Multiple hierarchies can be combined using the SoftmaxForest, although this approach requires more memory:

-- input to nnlm is {inputs, targets} for nn.SoftMaxTree
local para = nn.ParallelTable()
para:add(nnlm):add(opt.cuda and nn.Convert() or nn.Identity()) 
nnlm = nn.Sequential()
nnlm:add(para)
local trees = {ds:hierarchy('word_tree1.th7'), ds:hierarchy('word_tree2.th7'), ds:hierarchy('word_tree3.th7')}
local rootIds = {880542,880542,880542}
nnlm:add(nn.SoftMaxForest(inputSize, trees, rootIds, opt.forestGaterSize, nn.Tanh(), opt.accUpdate))
opt.softmaxtree = true

Criterion

The empirical risk function of the model is the ubiquitous mean negative log-likelihood (NLL):

      -log(y[1,t[1]])-log(y[2,t[2]])-...-log(y[K,t[K]])
NLL = -------------------------------------------------  
                             K

where K is the total number of examples, and t[k] is the target word having context x[k]. Finally, y[k,t[k]] is the likelihood of word t[k] for example k, where y[k] is the output of the NNLM given context x[k].

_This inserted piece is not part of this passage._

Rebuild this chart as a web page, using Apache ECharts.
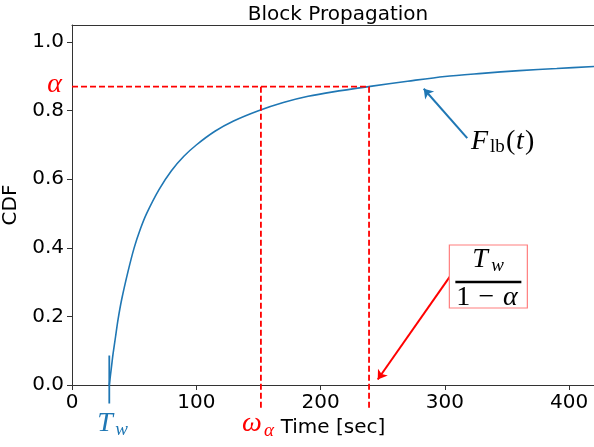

To evaluate our NNLMs, we use perplexity (PPL) as this is the standard metric used in the field NLP for language modeling:

PPL = exp(NLL)

Note: the above is true as long as the NLL and PPL use the same logarithm basis (e in this case).

train = dp.Optimizer{
   loss = opt.softmaxtree and nn.TreeNLLCriterion() or nn.ModuleCriterion(nn.ClassNLLCriterion(), nil, nn.Convert()),
   callback = function(model, report) 
      opt.learningRate = opt.schedule[report.epoch] or opt.learningRate
      if opt.accUpdate then
         model:accUpdateGradParameters(model.dpnn_input, model.output, opt.learningRate)
      else
         model:updateGradParameters(opt.momentum) -- affects gradParams
         model:updateParameters(opt.learningRate) -- affects params
      end
      model:maxParamNorm(opt.maxOutNorm) -- affects params
      model:zeroGradParameters() -- affects gradParams 
   end,
   feedback = dp.Perplexity(),  
   sampler = dp.RandomSampler{
      epoch_size = opt.trainEpochSize, batch_size = opt.batchSize
   },
   acc_update = opt.accUpdate,
   progress = opt.progress
}

If the output layer uses a SoftmaxTree, we use the TreeNLL, which is essentially ClassNLLCriterion without the targets (SoftMaxTree uses the targets). We use the Perplexity Feedback to measure perplexity. The evaluations of the validation and test sets also make use of this Feedback.